| Requirement |
Skip the pictures. Reproduce all other material exactly.

......

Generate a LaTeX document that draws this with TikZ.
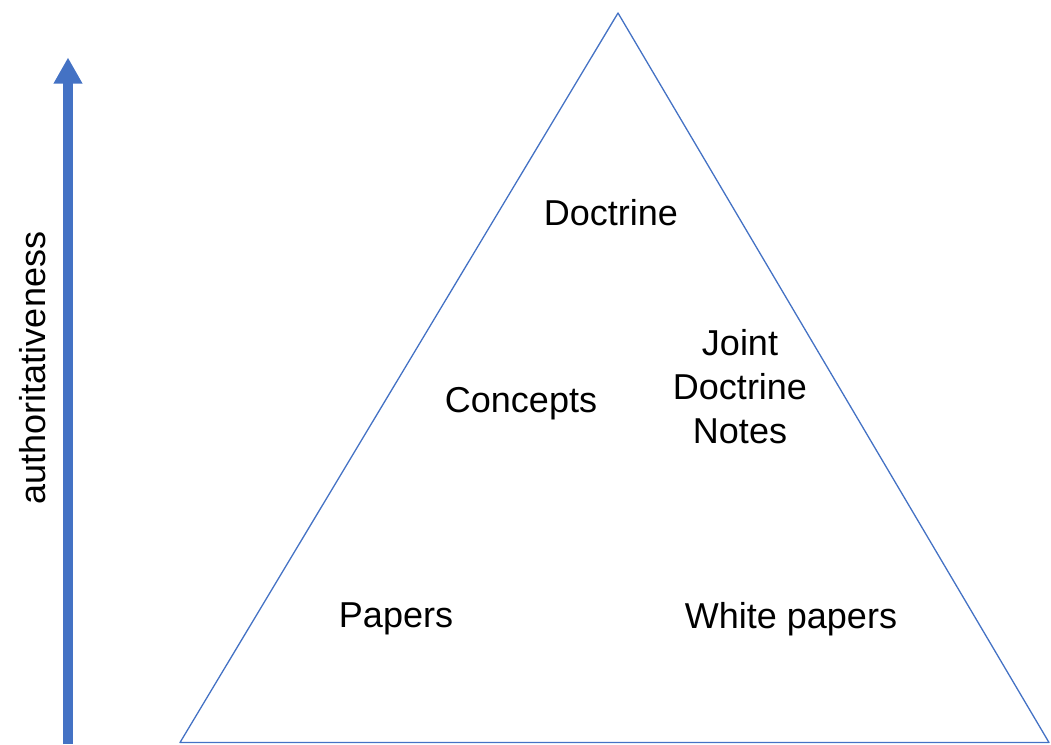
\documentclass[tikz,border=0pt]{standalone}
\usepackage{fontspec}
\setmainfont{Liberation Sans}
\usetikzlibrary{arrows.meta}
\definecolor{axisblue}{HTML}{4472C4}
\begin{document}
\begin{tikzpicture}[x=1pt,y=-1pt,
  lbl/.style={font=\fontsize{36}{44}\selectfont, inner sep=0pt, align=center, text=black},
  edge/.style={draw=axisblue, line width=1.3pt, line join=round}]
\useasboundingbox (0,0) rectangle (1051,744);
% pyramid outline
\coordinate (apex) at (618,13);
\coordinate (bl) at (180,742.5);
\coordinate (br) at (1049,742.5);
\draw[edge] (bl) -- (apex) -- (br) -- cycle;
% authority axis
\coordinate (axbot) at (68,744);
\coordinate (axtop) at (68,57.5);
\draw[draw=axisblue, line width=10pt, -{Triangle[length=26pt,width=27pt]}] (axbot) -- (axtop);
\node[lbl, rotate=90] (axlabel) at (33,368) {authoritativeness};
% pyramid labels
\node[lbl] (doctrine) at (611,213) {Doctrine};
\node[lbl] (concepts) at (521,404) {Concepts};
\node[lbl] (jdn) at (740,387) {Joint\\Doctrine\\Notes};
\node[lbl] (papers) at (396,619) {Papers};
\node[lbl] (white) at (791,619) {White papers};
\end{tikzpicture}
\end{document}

......

| Exercise response |
Generate a LaTeX document that draws this with TikZ.
\documentclass[tikz,border=0pt]{standalone}
\usepackage{fontspec}
\setmainfont{Liberation Sans}
\usetikzlibrary{arrows.meta}
\definecolor{axisblue}{HTML}{4472C4}
\begin{document}
\begin{tikzpicture}[x=1pt,y=-1pt,
  lbl/.style={font=\fontsize{36}{44}\selectfont, inner sep=0pt, align=center, text=black},
  edge/.style={draw=axisblue, line width=1.3pt, line join=round}]
\useasboundingbox (0,0) rectangle (1051,744);
% pyramid outline
\coordinate (apex) at (618,13);
\coordinate (bl) at (180,742.5);
\coordinate (br) at (1049,742.5);
\draw[edge] (bl) -- (apex) -- (br) -- cycle;
% authority axis
\coordinate (axbot) at (68,744);
\coordinate (axtop) at (68,57.5);
\draw[draw=axisblue, line width=10pt, -{Triangle[length=26pt,width=27pt]}] (axbot) -- (axtop);
\node[lbl, rotate=90] (axlabel) at (33,368) {authoritativeness};
% pyramid labels
\node[lbl] (doctrine) at (611,213) {Doctrine};
\node[lbl] (concepts) at (521,404) {Concepts};
\node[lbl] (jdn) at (740,387) {Joint\\Doctrine\\Notes};
\node[lbl] (papers) at (396,619) {Papers};
\node[lbl] (white) at (791,619) {White papers};
\end{tikzpicture}
\end{document}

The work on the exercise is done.